With a defense that returned all 11 starters from last season and a coach who is viewed as a rising star in many circles, the Owls (7-0, 4-0 AAC) enter what is widely viewed as the biggest game in program history Saturday night.
“I know this is exciting for people in the area,” Temple third-year head coach Matt Rhule said on the AAC coaches’ teleconference Monday. “I’m glad it’s here. As long as we do what we can do — we’ll play it out, play as hard as we can, and we’ll live with the result. If we get too caught up in everything else then we won’t play well.”
Much of Temple’s meteoric rise to its first ranking since 1979 can be attributed to its defense. The unit, which ranks eighth in the country with only 14.6 points allowed per game, lacks flash but is solid all around, Irish head coach Brian Kelly said.
“Some of these defenses that are in the top of the country do it with exotic looks and a lot of pressure,” Kelly said. “ … This is not a team that plays a ton of man. [It] doesn’t blitz a lot but plays so fundamentally sound, will give you multiple coverage looks [and] can play three down and four downs.
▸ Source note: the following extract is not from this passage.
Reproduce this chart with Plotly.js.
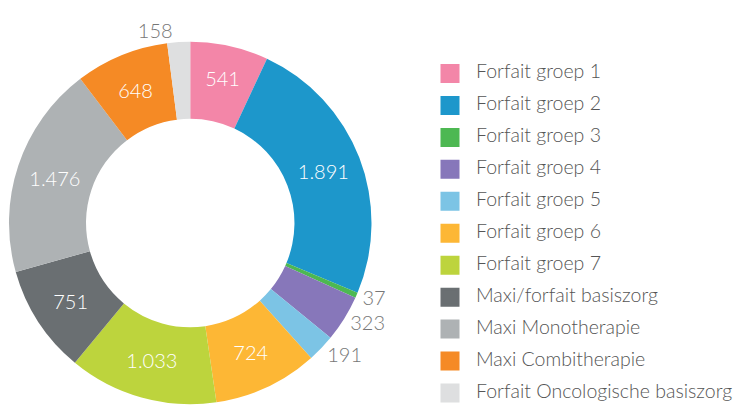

“Just a really solid, well-coached defense, and they have got good players. They have got veteran players that have played a lot of football, and you can see that.”
Although the entire front seven for Temple has been productive, the defensive line in particular has shined so far in the 2015 season. The Owls have three players — redshirt senior Nate D. Smith, senior Matt Ioannidis and redshirt junior Haason Reddick — who have combined for 12.5 sacks on the season. Each of them also has at least 6.5 tackles for loss. Notre Dame’s top three defensive linemen have combined for just six sacks on the year, and senior Sheldon Day is the only player with at least 6.5 tackles for loss.
“[The most exciting part is] it’s been several years of watching them grow,” Rhule said. “I’m really proud of the interior of the front seven. They’ll be tested this week, but so far they’ve played at a high level.”
That test will come in the form of the Notre Dame offensive line and senior running back C.J. Prosise, who averages 131.7 rushing yards per game. And the challenge of Prosise will simply add on to the pressure of a game that has drawn more attention to Philadelphia college football than it has received in quite some time. College GameDay will make its first trip to Temple, setting up shop by the Liberty Bell on Independence Mall. Still, Notre Dame starting receiver and Philadelphia native Will Fuller said a lot of the excitement comes down to the Notre Dame brand.
“I don’t think college football is really that important in Philadelphia,” Fuller said. “I guess it is now with Notre Dame coming to town.”
Whether Philadelphia can claim itself as a college football town or not, Rhule said Saturday will be a big day for the football team and the school in general.
“Any attention that we can get in a positive light from football reflects on the university,” Rhule said. “If football can be one small part of helping people pay attention to all the good that’s happening that the university is doing, then I think it’s well worth it … as long as [the team] stays focused on football. The only thing we can control is how we play, and I want to make sure we’re focused. Our kids have done it all year … [and] they’re ready to handle the increased attention.”